Spectacular Old Colony Railroad broadside touting service to Martha’s Vineyard and Nantucket

Lithograph[?] printed in blue and red, 29”h x 42”w at sheet edge. Expertly conserved, with some mended tears and probably restoration to part of the “S” in “MARTHA’S” and the “T” and “U” in “NANTUCKET”. Tiny area of surface loss below and to right of "D" in "VINEYARD". Lined with canvas by a previous owner.

A spectacular and previously-unknown late 19th-century broadside touting Old Colony Railroad and Old Colony Steamship Company service to Martha’s Vineyard and Nantucket.

The Old Colony Railroad is not mentioned on this broadside, but the content points directly to that firm, as it dominated transportation in southeastern Massachusetts for much of the 19th century. Established in 1844 to develop service between Boston and Plymouth, it gained a dominant market position through mergers and acquisitions. Further impetus came from the development of Boston’s suburbs, a steamboat link connecting New York and Fall River, and the explosion of tourist travel to Cape Cod and the Islands.

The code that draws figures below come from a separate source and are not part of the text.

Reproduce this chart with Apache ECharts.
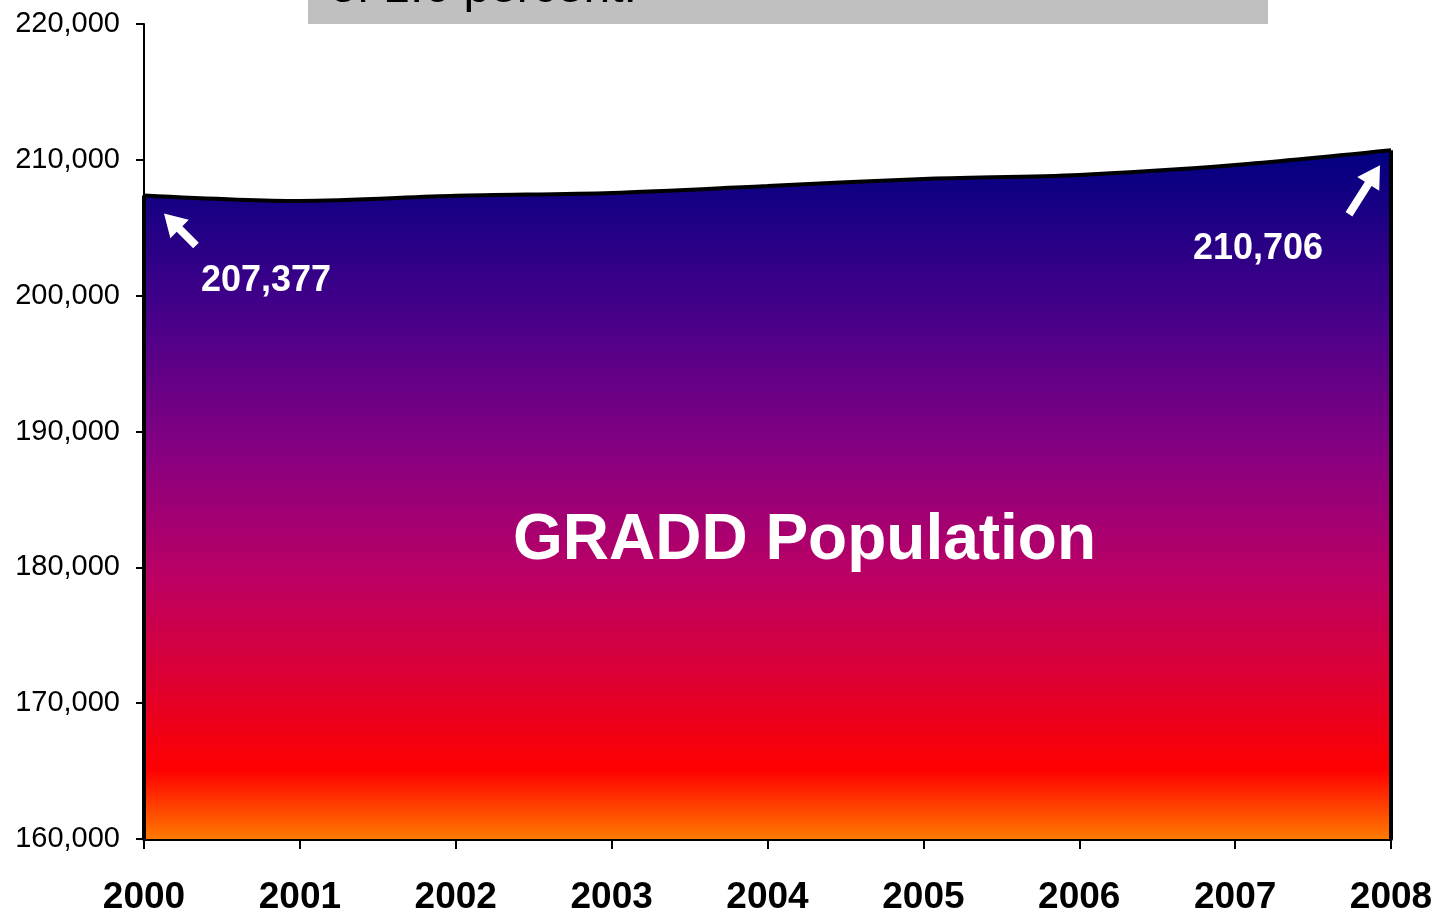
<!DOCTYPE html>
<html>
<head>
<meta charset="utf-8">
<script src="https://cdn.jsdelivr.net/npm/echarts@6/dist/echarts.min.js"></script>
<style>
html, body { margin: 0; padding: 0; background: #fff; }
#chart { width: 1437px; height: 916px; }
</style>
</head>
<body>
<div id="chart"></div>
<script>
// data
var years = ['2000', '2001', '2002', '2003', '2004', '2005', '2006', '2007', '2008'];
var population = [207377, 206970, 207350, 207560, 208070, 208590, 208890, 209620, 210706];
var yMin = 160000, yMax = 220000, yStep = 10000;
var FONT = '"Liberation Sans", Arial, sans-serif';

var myChart = echarts.init(document.getElementById('chart'));

var last = years.length - 1;

myChart.setOption({
  animation: false,
  grid: { left: 144, right: 46, top: 24, bottom: 77 },
  xAxis: {
    type: 'category',
    data: years,
    boundaryGap: false,
    axisLine: { lineStyle: { color: '#000', width: 4 } },
    axisTick: { show: true, interval: 0, length: 10, lineStyle: { color: '#000', width: 2 } },
    axisLabel: {
      interval: 0, margin: 40, color: '#000',
      fontFamily: FONT, fontSize: 37, fontWeight: 'bold'
    },
    splitLine: { show: false }
  },
  yAxis: {
    type: 'value',
    min: yMin, max: yMax, interval: yStep,
    axisLine: { show: true, lineStyle: { color: '#000', width: 2 } },
    axisTick: { show: true, length: 8, lineStyle: { color: '#000', width: 2 } },
    axisLabel: {
      margin: 24, color: '#000', fontFamily: FONT, fontSize: 29,
      formatter: function (v) { return v.toLocaleString('en-US'); }
    },
    splitLine: { show: false }
  },
  series: [{
    type: 'line',
    data: population,
    smooth: 0.3,
    symbol: 'none',
    silent: true,
    lineStyle: { color: '#000', width: 4 },
    areaStyle: {
      opacity: 1,
      color: new echarts.graphic.LinearGradient(0, 0, 0, 1, [
        { offset: 0, color: '#000080' },
        { offset: 0.25, color: '#4a008a' },
        { offset: 0.45, color: '#8a0080' },
        { offset: 0.62, color: '#bc0064' },
        { offset: 0.78, color: '#e0002e' },
        { offset: 0.9, color: '#ff0000' },
        { offset: 1, color: '#ff7a00' }
      ])
    },
    markLine: {
      silent: true,
      symbol: 'none',
      label: { show: false },
      lineStyle: { color: '#000', width: 4, type: 'solid' },
      data: [
        [{ coord: [0, yMin] }, { coord: [0, population[0]] }],
        [{ coord: [last, yMin] }, { coord: [last, population[last]] }]
      ]
    }
  }]
});

// arrow polygon from tail to tip
function arrow(tx, ty, hx, hy) {
  var dx = hx - tx, dy = hy - ty;
  var len = Math.sqrt(dx * dx + dy * dy);
  var ux = dx / len, uy = dy / len, px = -uy, py = ux;
  var sw = 4, hl = 22, hw = 13;
  var bx = hx - ux * hl, by = hy - uy * hl;
  return {
    type: 'polygon',
    shape: { points: [
      [tx + px * sw, ty + py * sw], [bx + px * sw, by + py * sw], [bx + px * hw, by + py * hw],
      [hx, hy],
      [bx - px * hw, by - py * hw], [bx - px * sw, by - py * sw], [tx - px * sw, ty - py * sw]
    ] },
    style: { fill: '#fff' }
  };
}

var p0 = myChart.convertToPixel({ seriesIndex: 0 }, [0, population[0]]);
var p8 = myChart.convertToPixel({ seriesIndex: 0 }, [last, population[last]]);
var mid = myChart.convertToPixel({ seriesIndex: 0 }, [4, 180000]);

myChart.setOption({
  graphic: [
    { type: 'rect', shape: { x: 308, y: -10, width: 960, height: 34 }, style: { fill: '#c0c0c0' }, z: 10 },
    { type: 'text', x: 330, y: -11, z: 11,
      style: { text: 'of 1.6 percent.', font: '48px ' + FONT, fill: '#000', verticalAlign: 'middle' } },
    { type: 'text', x: mid[0] + 37, y: mid[1] - 26, z: 20,
      style: { text: 'GRADD Population', font: 'bold 64px ' + FONT, fill: '#fff', align: 'center', verticalAlign: 'middle' } },
    Object.assign(arrow(p0[0] + 52, p0[1] + 50, p0[0] + 20, p0[1] + 18), { z: 20 }),
    { type: 'text', x: p0[0] + 122, y: p0[1] + 86, z: 20,
      style: { text: population[0].toLocaleString('en-US'), font: 'bold 36px ' + FONT, fill: '#fff', align: 'center', verticalAlign: 'middle' } },
    Object.assign(arrow(p8[0] - 42, p8[1] + 64, p8[0] - 11, p8[1] + 15), { z: 20 }),
    { type: 'text', x: p8[0] - 133, y: p8[1] + 99, z: 20,
      style: { text: population[last].toLocaleString('en-US'), font: 'bold 36px ' + FONT, fill: '#fff', align: 'center', verticalAlign: 'middle' } }
  ]
});
</script>
</body>
</html>
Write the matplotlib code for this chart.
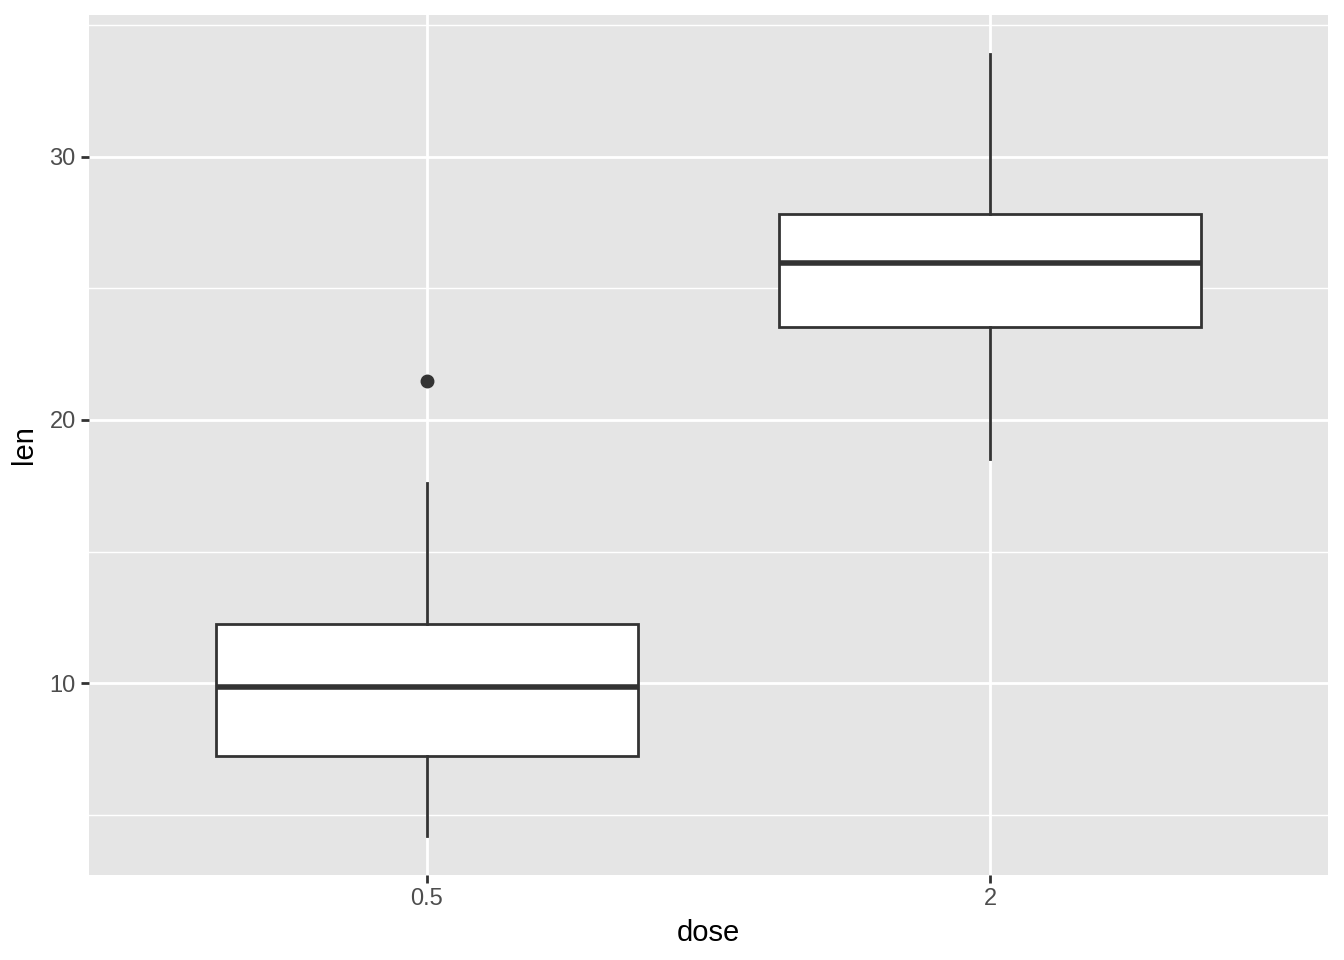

Following an 1872 merger with the Cape Cod Railroad, the Railroad inaugurated the Old Colony Line, offering rail service to Woods Hole and transfer to a steamship–owned by the subsidiary Old Colony Steamship Company–for those continuing on to Martha’s Vineyard or Nantucket. Around the same time, the independent Martha’s Vineyard Railroad Company obtained a charter for a railroad on the island. Constructed in just 8 weeks and completed in August 1874, the route ran from the steamship dock at Oak Bluffs, east to Edgartown, then south to Katama. A couple of years later the line was extended to South Beach for a total run of nine miles. The Railroad never achieved a sound financial footing, and in 1892 was sold to the Old Colony Steamship Company, though it ceased operation soon thereafter.

This mammoth broadside, some 2 ½ by 3 ½ feet, was almost certainly issued by the Old Colony Railroad or Old Colony Steamship Company to promote its intermodal steamship and rail service from Wood’s Hole to Nantucket, Oak Bluffs, and other destinations on Marths’a Vineyard. The inclusion of Katama implies that it was issued some time after the opening of the Martha’s Vineyard Railroad in 1874 and before service ceased in or around 1892. The large size, bold lettering and vibrant color render it a superb display piece.

Not in OCLC as of October 2020, and I find no record of the broadside having appeared on the antiquarian market.